Brazilian president Michel Temer is facing calls for impeachment after reports of secret recordings emerged overnight that allegedly implicate him in bribing a former associate. The tapes are said to contain a conversation with Temer discussing payments to a Eduardo Cunha, the former speaker of the House, in return for his silence in corruption probes. Cunha is currently jailed as part of the sprawling Petrobras scandal that brought down former president Dilma Rousseff last year.

The presidential palace has denied all claims of impropriety. Traders aren’t convinced. Brazil’s stock market fell by 10% in early trading this morning, wiping out nearly all of the year’s gains in a matter of minutes.

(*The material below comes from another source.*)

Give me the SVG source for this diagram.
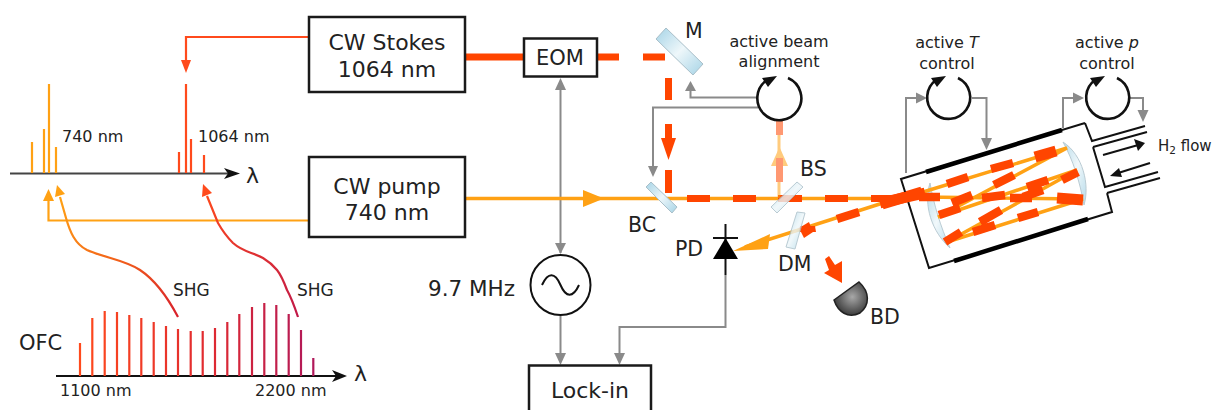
<svg xmlns="http://www.w3.org/2000/svg" width="1216" height="410" viewBox="0 0 1216 410">
<style>
text{font-family:"DejaVu Sans",Verdana,sans-serif;fill:#222}
.box{fill:#fff;stroke:#1a1a1a;stroke-width:2.5}
.big{font-size:22px;text-anchor:middle}
.lab{font-size:20.5px}
.sm{font-size:16px}
.ctl{font-size:16px;text-anchor:middle}
.g{fill:none;stroke:#8a8a8a;stroke-width:2}
.gh{fill:#8a8a8a}
.blk{fill:none;stroke:#111;stroke-width:2}
.c{fill:none;stroke:#111;stroke-width:2.6}
.o{fill:none;stroke:#ffa114;stroke-width:3.5}
.r{fill:none;stroke:#ff4500;stroke-width:7}
.rc{fill:none;stroke:#ff4500;stroke-width:8.5}
.rt{fill:none;stroke:#ff4500;stroke-width:11}
.ol{fill:none;stroke:#ffa114;stroke-width:2.2}
.rl{fill:none;stroke:#ff4a1c;stroke-width:2.2}
.opt{fill:url(#glass);stroke:#a9bfc9;stroke-width:1}
</style>
<defs>
<linearGradient id="glass" x1="0" y1="0" x2="1" y2="1"><stop offset="0" stop-color="#a5d3e6"/><stop offset=".5" stop-color="#eef7fa"/><stop offset="1" stop-color="#a5d3e6"/></linearGradient>
<linearGradient id="comb" gradientUnits="userSpaceOnUse" x1="80" y1="0" x2="314" y2="0"><stop offset="0" stop-color="#ff4a1c"/><stop offset=".55" stop-color="#e02a30"/><stop offset="1" stop-color="#b0185a"/></linearGradient>
<linearGradient id="shg1" gradientUnits="userSpaceOnUse" x1="60" y1="200" x2="178" y2="317"><stop offset="0" stop-color="#ffa114"/><stop offset=".5" stop-color="#f2601a"/><stop offset="1" stop-color="#d8202c"/></linearGradient>
<linearGradient id="shg2" gradientUnits="userSpaceOnUse" x1="205" y1="190" x2="298" y2="317"><stop offset="0" stop-color="#ff4a1c"/><stop offset="1" stop-color="#c01848"/></linearGradient>
<radialGradient id="bd" cx=".55" cy=".45" r=".6"><stop offset="0" stop-color="#a8a8a8"/><stop offset="1" stop-color="#333"/></radialGradient>
</defs>

<g id="connectors">
<path d="M309 37H186V62" class="rl"/><path d="M181 60L191 60L186 73Z" fill="#ff4a1c"/>
<path d="M309 220.500H48.500V198" class="ol"/><path d="M43 201L54 201L48.500 189Z" fill="#ffa114"/>
<path d="M178 317C168 298 155 280 140 270C125 260 105 258 87 250C75 244 70 232 66 218L60 197" fill="none" stroke="url(#shg1)" stroke-width="2.2"/><path d="M55 197L65 194L57 185Z" fill="#ffa114"/>
<path d="M298 317C294 305 291 297 287 290C284 282 281 275 277 270C272 264 268 261 263 258C252 252 243 252 233 243C226 236 222 230 218 223L207 196" fill="none" stroke="url(#shg2)" stroke-width="2.2"/><path d="M202 197L212 193L203 184Z" fill="#ff4a1c"/>
<path d="M560.500 88V253" class="g"/><path d="M555 90L566 90L560.500 78Z" class="gh"/><path d="M555 243L566 243L560.500 254Z" class="gh"/>
<path d="M560.500 316V355" class="g"/><path d="M555 353L566 353L560.500 365Z" class="gh"/>
<path d="M758 97.500H690.500V90" class="g"/><path d="M685 91L696 91L690.500 81Z" class="gh"/>
<path d="M758 107.500H653V168" class="g"/><path d="M648 166L658 166L653 177Z" class="gh"/>
<path d="M725.500 275V327H619.500V355" class="g"/><path d="M614 353L625 353L619.500 365Z" class="gh"/>
<path d="M906 173V98H918" class="g"/><path d="M916 92.500L916 103.500L927 98Z" class="gh"/>
<path d="M972 98H986.500V140" class="g"/><path d="M981 138L992 138L986.500 150Z" class="gh"/>
<path d="M1063 128V98H1075" class="g"/><path d="M1073 92.500L1073 103.500L1084 98Z" class="gh"/>
<path d="M1130 98H1143V112" class="g"/><path d="M1137.500 110L1148.500 110L1143 122Z" class="gh"/>
</g>

<g id="beams">
<path d="M466 198.500H905" class="o"/>
<path d="M583 190L604 198.500L583 207Z" fill="#ffa114"/>
<path d="M465 57H523M597 57H619M643 57H665" class="r"/>
<path d="M668.500 78V100M668.500 124V140M668.500 170V193" class="r"/>
<path d="M661 138H676L668.500 160Z" fill="#ff4500"/>
<path d="M687 198.500H710M733 198.500H756M778 198.500H802M825 198.500H848M871 198.500H894" class="r"/>
<g opacity=".55"><path d="M779 198V130" stroke="#ffa114" stroke-width="3" fill="none"/><path d="M771 166L788 166L779.500 147Z" fill="#ffa114"/><path d="M779.500 120V135M779.500 158V182" stroke="#ff4500" stroke-width="7" fill="none"/></g>
<path d="M886 202L745 247" class="o"/>
<path d="M770 234L768 249L733 251Z" fill="#ffa114"/>
<path d="M882 204L922 192" class="rt"/>
<path d="M837 219L859 212" class="rc"/>
<path d="M809 222L813 232L804 238L799 228Z" fill="#ff4500"/>
<path d="M800 226L815 226L816 232L800 232Z" fill="#ff4500"/>
<path d="M825 259L829 256L835 265L842 261L842 283L824 273L829 270Z" fill="#ff4500"/>
</g>

<g id="cell">
<path d="M1085 123L901 179L929 268L1112 212L1107 193M1085 123L1092 141L1145 126M1093 147L1147 132M1093 147L1105 187L1158 172M1107 193L1160 178" class="blk"/>
<path d="M926 172L1062 130M954 261L1088 219" fill="none" stroke="#000" stroke-width="4.500"/>
<path d="M1103 155L1140 144.500" class="blk"/><path d="M1134 139L1145 143L1138 151Z" fill="#111"/>
<path d="M1150 163L1115 174" class="blk"/><path d="M1119 168L1110 176L1122 177Z" fill="#111"/>
<path d="M930 183C923 205 932 232 950 248C940 225 934 205 930 183Z" class="opt" opacity=".8"/>
<path d="M1063 142C1083 155 1090 185 1084 205C1080 182 1073 160 1063 142Z" class="opt" opacity=".8"/>
<path d="M923 192L1067 148L938 217L1077 170L947 242L1083 199L923 197" fill="none" stroke="#ffa114" stroke-width="3.500"/>
<path d="M880 203L925 193" class="rt"/>
<path d="M919 197H940M947 184L968 177M991 169L1013 163M994 185L1014 175M952 203L972 195M939 215L960 208M982 198L1005 195M1010 198H1032M1023 197L1043 190M1027 187L1048 180M1062 180L1078 172M1018 218L1038 212M973 232L995 225M980 222L1001 210M945 242L961 232" class="rc"/>
<path d="M1035 157L1056 151M1057 198L1083 200" class="rt"/>
</g>

<g id="spectrum-top">
<path d="M10 173.500H232" fill="none" stroke="#444" stroke-width="2.200"/><path d="M224 168L240 173.500L224 179L228 173.500Z" fill="#111"/>
<path d="M32 173V142M44 173V129M49 173V84M56 173V147" class="ol"/>
<path d="M179 173V152M186 173V84M191 173V139M204 173V155" class="rl"/>
<text class="sm" x="62" y="142">740 nm</text>
<text class="sm" x="198" y="142">1064 nm</text>
<text x="246" y="183" style="font-size:22px">λ</text>
</g>

<g id="spectrum-ofc">
<path d="M56 376H339" fill="none" stroke="#111" stroke-width="2"/><path d="M332 370L347 376L332 382L336 376Z" fill="#111"/>
<path d="M80 376V343M92.300 376V318M104.700 376V311M117 376V312M129.300 376V315M141.300 376V318M153.700 376V322M166 376V326M178 376V329M190.700 376V331M202.700 376V331M215 376V328M227.300 376V322M239.300 376V314M252 376V307M264.300 376V303M276.300 376V305M288.700 376V314M301 376V330M313.300 376V358" fill="none" stroke="url(#comb)" stroke-width="2.200"/>
<text class="lab" x="19" y="350" style="font-size:21px">OFC</text>
<text class="sm" x="60" y="396">1100 nm</text>
<text class="sm" x="255" y="396">2200 nm</text>
<text x="173" y="296" style="font-size:17px">SHG</text>
<text x="297" y="296" style="font-size:17px">SHG</text>
<text x="354" y="381" style="font-size:22px">λ</text>
</g>

<g id="cw-stokes"><rect class="box" x="309" y="17" width="156" height="75"/><text class="big" x="387" y="50">CW Stokes</text><text class="big" x="387" y="77">1064 nm</text></g>
<g id="cw-pump"><rect class="box" x="309" y="157" width="156" height="80"/><text class="big" x="387" y="194">CW pump</text><text class="big" x="387" y="220">740 nm</text></g>
<g id="eom"><rect class="box" x="524" y="38.500" width="73" height="38"/><text x="560" y="65" style="font-size:21px;text-anchor:middle">EOM</text></g>
<g id="oscillator"><circle class="blk" cx="560.500" cy="285" r="30"/><path d="M542 285C548 272 555 272 560.500 285S573 298 579 285" class="blk"/><text x="428" y="296" style="font-size:21.500px">9.7 MHz</text></g>
<g id="lock-in"><path d="M529 412V365.500H651V412" class="box"/><text class="big" x="590" y="398">Lock-in</text></g>

<g id="mirror-m"><path class="opt" d="M666 28L703 64L693 75L656 39Z"/><text class="lab" x="685" y="38">M</text></g>
<g id="bc"><path class="opt" d="M651 182L677 207L672 213L646 187Z"/><text class="lab" x="628" y="232">BC</text></g>
<g id="bs"><path class="opt" opacity=".8" d="M797 182L803 187L777 213L771 207Z"/><text class="lab" x="800" y="176">BS</text></g>
<g id="dm"><path class="opt" opacity=".8" d="M797 212L805 213L795 249L786 247Z"/><text class="lab" x="778" y="271">DM</text></g>
<g id="pd"><path d="M725.500 224V275M713 238H738" class="blk"/><path d="M725.500 238L713 259H738Z" fill="#000"/><text class="lab" x="675" y="256">PD</text></g>
<g id="bd"><path d="M834 300L859 282C870 292 870 305 860 313C848 319 838 312 834 300Z" fill="url(#bd)" stroke="#222" stroke-width="1.500"/><text class="lab" x="870" y="324">BD</text></g>

<g id="ctl-align"><path class="c" d="M788 78A22 22 0 1 1 767 80"/><path d="M762 78L777 76L768 87Z" fill="#111"/><text class="ctl" x="779" y="47">active beam</text><text class="ctl" x="779" y="67">alignment</text></g>
<g id="ctl-t"><path class="c" d="M958 78A21.500 21.500 0 1 1 936 80"/><path d="M931 78L946 76L937 87Z" fill="#111"/><text class="ctl" x="947" y="48">active <tspan font-style="italic">T</tspan></text><text class="ctl" x="947" y="69">control</text></g>
<g id="ctl-p"><path class="c" d="M1117 78A21.500 21.500 0 1 1 1095 80"/><path d="M1090 78L1105 76L1096 87Z" fill="#111"/><text class="ctl" x="1107" y="48">active <tspan font-style="italic">p</tspan></text><text class="ctl" x="1107" y="69">control</text></g>
<g id="h2-label"><text x="1158" y="151" style="font-size:15px">H<tspan font-size="10.500" dy="3">2</tspan><tspan dy="-3"> flow</tspan></text></g>
</svg>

The scandal could jeopardize the economic and political reforms that Temer has pledged, and Brazil needs. The South American country was just starting to recover from three years of recession and political turmoil.

By comparison, concerns that Trump tried to influence an FBI investigation into his inner circle’s connections with the Kremlin—which also feature supposed records of potential wrongdoing, and growing calls for impeachment from opponents—sent the Dow and S&P 500 stock indexes down by just under 2% yesterday, the US markets’ worst day in eight months but nothing compared to the carnage in Brazil.